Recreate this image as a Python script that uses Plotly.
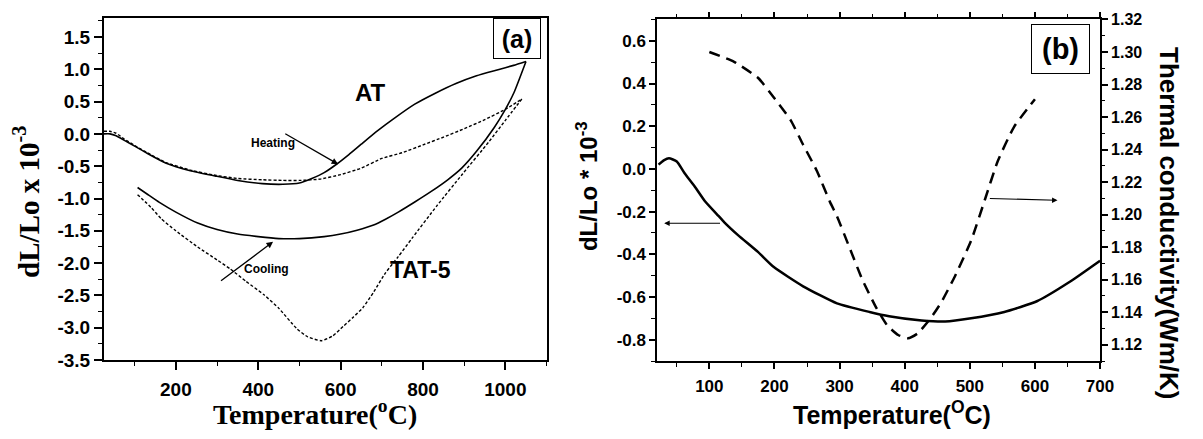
import plotly.graph_objects as go

# ---------------- Panel (a) data ----------------
at_heat_x = [25, 40, 55, 75, 100, 130, 175, 235, 295, 350, 410, 460, 500, 530, 560, 590, 620, 650, 690, 730, 780, 830, 880, 930, 980, 1020, 1050]
at_heat_y = [0.00, 0.00, -0.03, -0.10, -0.19, -0.30, -0.45, -0.57, -0.65, -0.72, -0.77, -0.78, -0.76, -0.69, -0.60, -0.47, -0.32, -0.16, 0.05, 0.24, 0.46, 0.63, 0.78, 0.90, 0.99, 1.06, 1.12]

at_cool_x = [107, 130, 160, 200, 253, 300, 350, 400, 450, 500, 560, 600, 640, 680, 709, 740, 781, 820, 860, 894, 930, 973, 1000, 1021, 1050]
at_cool_y = [-0.83, -0.93, -1.06, -1.21, -1.38, -1.48, -1.55, -1.59, -1.62, -1.62, -1.59, -1.55, -1.49, -1.41, -1.32, -1.21, -1.05, -0.89, -0.71, -0.53, -0.27, 0.10, 0.38, 0.64, 1.12]

tat_heat_x = [25, 40, 55, 75, 100, 130, 175, 235, 295, 350, 410, 460, 500, 550, 600, 650, 700, 750, 800, 850, 900, 950, 1000, 1040]
tat_heat_y = [0.04, 0.04, 0.01, -0.08, -0.18, -0.29, -0.44, -0.56, -0.64, -0.69, -0.71, -0.72, -0.72, -0.70, -0.63, -0.53, -0.38, -0.29, -0.17, -0.05, 0.08, 0.22, 0.38, 0.54]

tat_cool_x = [107, 140, 164, 200, 253, 300, 332, 370, 414, 450, 493, 520, 553, 580, 606, 630, 654, 680, 709, 740, 774, 834, 896, 959, 1000, 1040]
tat_cool_y = [-0.94, -1.14, -1.31, -1.50, -1.75, -1.95, -2.09, -2.28, -2.49, -2.70, -3.01, -3.14, -3.20, -3.13, -2.98, -2.84, -2.69, -2.45, -2.15, -1.90, -1.61, -1.11, -0.62, -0.13, 0.21, 0.54]

a_xticks = [200, 400, 600, 800, 1000]
a_xticktext = ["200", "400", "600", "800", "1000"]
a_yticks = [-3.5, -3.0, -2.5, -2.0, -1.5, -1.0, -0.5, 0.0, 0.5, 1.0, 1.5]
a_yticktext = ["-3.5", "-3.0", "-2.5", "-2.0", "-1.5", "-1.0", "-0.5", "0.0", "0.5", "1.0", "1.5"]

# ---------------- Panel (b) data ----------------
dl_x = [22, 30, 38, 50, 62, 77, 93, 114, 123, 144, 175, 199, 244, 296, 346, 376, 426, 462, 502, 553, 603, 653, 700]
dl_y = [0.02, 0.04, 0.05, 0.035, -0.02, -0.08, -0.15, -0.22, -0.25, -0.31, -0.39, -0.46, -0.55, -0.63, -0.67, -0.69, -0.71, -0.715, -0.70, -0.67, -0.62, -0.53, -0.43]

tc_x = [100, 138, 175, 199, 225, 244, 265, 285, 296, 315, 335, 356, 373, 390, 405, 420, 441, 456, 477, 502, 523, 543, 568, 600]
tc_y = [1.300, 1.294, 1.284, 1.272, 1.258, 1.243, 1.227, 1.208, 1.199, 1.180, 1.160, 1.143, 1.132, 1.126, 1.124, 1.127, 1.137, 1.146, 1.162, 1.184, 1.209, 1.233, 1.254, 1.271]

b_xticks = [100, 200, 300, 400, 500, 600, 700]
b_xticktext = ["100", "200", "300", "400", "500", "600", "700"]
b_yticks = [-0.8, -0.6, -0.4, -0.2, 0.0, 0.2, 0.4, 0.6]
b_yticktext = ["-0.8", "-0.6", "-0.4", "-0.2", "0.0", "0.2", "0.4", "0.6"]
b_y2ticks = [1.12, 1.14, 1.16, 1.18, 1.20, 1.22, 1.24, 1.26, 1.28, 1.30, 1.32]
b_y2ticktext = ["1.12", "1.14", "1.16", "1.18", "1.20", "1.22", "1.24", "1.26", "1.28", "1.30", "1.32"]

W, H = 1203, 439
SANS = "Liberation Sans"
SERIF = "Liberation Serif"


def bold(labels):
    return ["<b>%s</b>" % t for t in labels]


fig = go.Figure()

solid_a = dict(color="black", width=1.6, shape="spline", smoothing=0.5)
dot_a = dict(color="black", width=1.4, dash="3px,2px", shape="spline", smoothing=0.5)

fig.add_trace(go.Scatter(x=at_heat_x, y=at_heat_y, mode="lines", line=solid_a, xaxis="x", yaxis="y", showlegend=False))
fig.add_trace(go.Scatter(x=at_cool_x, y=at_cool_y, mode="lines", line=solid_a, xaxis="x", yaxis="y", showlegend=False))
fig.add_trace(go.Scatter(x=tat_heat_x, y=tat_heat_y, mode="lines", line=dot_a, xaxis="x", yaxis="y", showlegend=False))
fig.add_trace(go.Scatter(x=tat_cool_x, y=tat_cool_y, mode="lines", line=dot_a, xaxis="x", yaxis="y", showlegend=False))

fig.add_trace(go.Scatter(x=dl_x, y=dl_y, mode="lines", line=dict(color="black", width=2.5, shape="spline", smoothing=0.5),
                         xaxis="x2", yaxis="y2", showlegend=False))
fig.add_trace(go.Scatter(x=tc_x, y=tc_y, mode="lines", line=dict(color="black", width=2.5, dash="11px,7px", shape="spline", smoothing=0.5),
                         xaxis="x2", yaxis="y3", showlegend=False))


def px_x(p):
    return p / W


def px_y(p):
    return 1 - p / H


tickfont_a = dict(family=SANS, size=19, color="black")
tickfont_b = dict(family=SANS, size=17, color="black")
tickfont_b3 = dict(family=SANS, size=16, color="black")
minor_style = dict(ticks="outside", tickwidth=1.2, tickcolor="black")

fig.update_layout(
    width=W, height=H,
    margin=dict(l=0, r=0, t=0, b=0),
    paper_bgcolor="white", plot_bgcolor="white",
    xaxis=dict(domain=[px_x(105), px_x(553)], range=[25, 1100], anchor="y",
               tickmode="array", tickvals=a_xticks, ticktext=bold(a_xticktext),
               ticks="outside", ticklen=8, tickwidth=1.5, tickcolor="black", ticklabelstandoff=3,
               minor=dict(tickmode="linear", tick0=0, dtick=100, ticklen=4, **minor_style),
               showline=True, linecolor="black", linewidth=1.6, mirror=True,
               showgrid=False, zeroline=False, tickfont=tickfont_a),
    yaxis=dict(domain=[px_y(368), px_y(10)], range=[-3.5, 1.8], anchor="x",
               tickmode="array", tickvals=a_yticks, ticktext=bold(a_yticktext),
               ticks="outside", ticklen=8, tickwidth=1.5, tickcolor="black",
               minor=dict(tickmode="linear", tick0=0, dtick=0.25, ticklen=4, **minor_style),
               showline=True, linecolor="black", linewidth=1.6, mirror=True,
               showgrid=False, zeroline=False, tickfont=tickfont_a),
    xaxis2=dict(domain=[px_x(665), px_x(1113)], range=[20, 700], anchor="y2",
                tickmode="array", tickvals=b_xticks, ticktext=bold(b_xticktext),
                ticks="outside", ticklen=6, tickwidth=1.5, tickcolor="black", ticklabelstandoff=3,
                minor=dict(tickmode="linear", tick0=0, dtick=50, ticklen=4, **minor_style),
                showline=True, linecolor="black", linewidth=1.6, mirror="ticks",
                showgrid=False, zeroline=False, tickfont=tickfont_b),
    yaxis2=dict(domain=[px_y(369), px_y(12)], range=[-0.9, 0.7], anchor="x2",
                tickmode="array", tickvals=b_yticks, ticktext=bold(b_yticktext),
                ticks="outside", ticklen=6, tickwidth=1.5, tickcolor="black",
                minor=dict(tickmode="linear", tick0=0, dtick=0.1, ticklen=4, **minor_style),
                showline=True, linecolor="black", linewidth=1.8,
                showgrid=False, zeroline=False, tickfont=tickfont_b),
    yaxis3=dict(range=[1.11, 1.32], overlaying="y2", side="right", anchor="x2",
                tickmode="array", tickvals=b_y2ticks, ticktext=bold(b_y2ticktext),
                ticks="outside", ticklen=6, tickwidth=1.5, tickcolor="black",
                minor=dict(tickmode="linear", tick0=1.11, dtick=0.01, ticklen=3, **minor_style),
                showline=True, linecolor="black", linewidth=1.6,
                showgrid=False, zeroline=False, tickfont=tickfont_b3),
)

ann = []
# axis titles
ann.append(dict(text="<b>dL/Lo x 10<sup>-3</sup></b>", xref="paper", yref="paper", x=px_x(27), y=px_y(203),
                textangle=-90, showarrow=False, xanchor="center", yanchor="middle",
                font=dict(family=SERIF, size=29, color="black")))
ann.append(dict(text="<b>Temperature(<sup>o</sup>C)</b>", xref="paper", yref="paper", x=px_x(319), y=px_y(423),
                showarrow=False, xanchor="center", yanchor="middle",
                font=dict(family=SERIF, size=28, color="black")))
ann.append(dict(text="<b>dL/Lo * 10<sup>-3</sup></b>", xref="paper", yref="paper", x=px_x(594), y=px_y(186),
                textangle=-90, showarrow=False, xanchor="center", yanchor="middle",
                font=dict(family=SANS, size=24, color="black")))
ann.append(dict(text="<b>Temperature(<sup>O</sup>C)</b>", xref="paper", yref="paper", x=px_x(903), y=px_y(423),
                showarrow=False, xanchor="center", yanchor="middle",
                font=dict(family=SANS, size=25, color="black")))
ann.append(dict(text="<b>Thermal conductivity(Wm/K)</b>", xref="paper", yref="paper", x=px_x(1183), y=px_y(225),
                textangle=90, showarrow=False, xanchor="center", yanchor="middle",
                font=dict(family=SANS, size=26, color="black")))
# panel labels
ann.append(dict(text="<b>(a)</b>", xref="paper", yref="paper", x=px_x(523.5), y=px_y(32), showarrow=False,
                xanchor="center", yanchor="middle", width=44, height=37, borderpad=1,
                bordercolor="black", borderwidth=1, bgcolor="white",
                font=dict(family=SANS, size=25, color="black")))
ann.append(dict(text="<b>(b)</b>", xref="paper", yref="paper", x=px_x(1073), y=px_y(42.5), showarrow=False,
                xanchor="center", yanchor="middle", width=55, height=46, borderpad=1,
                bordercolor="black", borderwidth=1, bgcolor="white",
                font=dict(family=SANS, size=29, color="black")))
# curve labels panel (a)
ann.append(dict(text="<b>AT</b>", xref="x", yref="y", x=673, y=0.64, showarrow=False,
                font=dict(family=SANS, size=24, color="black")))
ann.append(dict(text="<b>TAT-5</b>", xref="x", yref="y", x=793, y=-2.11, showarrow=False,
                font=dict(family=SANS, size=23, color="black")))
ann.append(dict(text="<b>Heating</b>", xref="x", yref="y", x=436, y=-0.14, showarrow=False,
                font=dict(family=SANS, size=12, color="black")))
ann.append(dict(text="<b>Cooling</b>", xref="x", yref="y", x=421, y=-2.09, showarrow=False,
                font=dict(family=SANS, size=12, color="black")))
# arrows panel (a)
ann.append(dict(text="", xref="x", yref="y", axref="x", ayref="y", x=594, y=-0.47, ax=462, ay=0.015,
                showarrow=True, arrowhead=2, arrowsize=1, arrowwidth=1.3, arrowcolor="black"))
ann.append(dict(text="", xref="x", yref="y", axref="x", ayref="y", x=436, y=-1.67, ax=306, ay=-2.29,
                showarrow=True, arrowhead=2, arrowsize=1, arrowwidth=1.3, arrowcolor="black"))
# arrows panel (b)
ann.append(dict(text="", xref="x2", yref="y2", axref="x2", ayref="y2", x=30.6, y=-0.2546, ax=118.7, ay=-0.2546,
                showarrow=True, arrowhead=2, arrowsize=1, arrowwidth=1.1, arrowcolor="black"))
ann.append(dict(text="", xref="x2", yref="y3", axref="x2", ayref="y3", x=634.7, y=1.2088, ax=528.5, ay=1.210,
                showarrow=True, arrowhead=2, arrowsize=1, arrowwidth=1.1, arrowcolor="black"))

fig.update_layout(annotations=ann)
fig.write_html("out.html")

◆ What the exercise asks:
From the top of the listing above, repeat each line exactly until you reach the line containing "import plotly.graph_objects as go", and repeat that one too. Leave the pictures out.

◆ Task response:
Recreate this image as a Python script that uses Plotly.
import plotly.graph_objects as go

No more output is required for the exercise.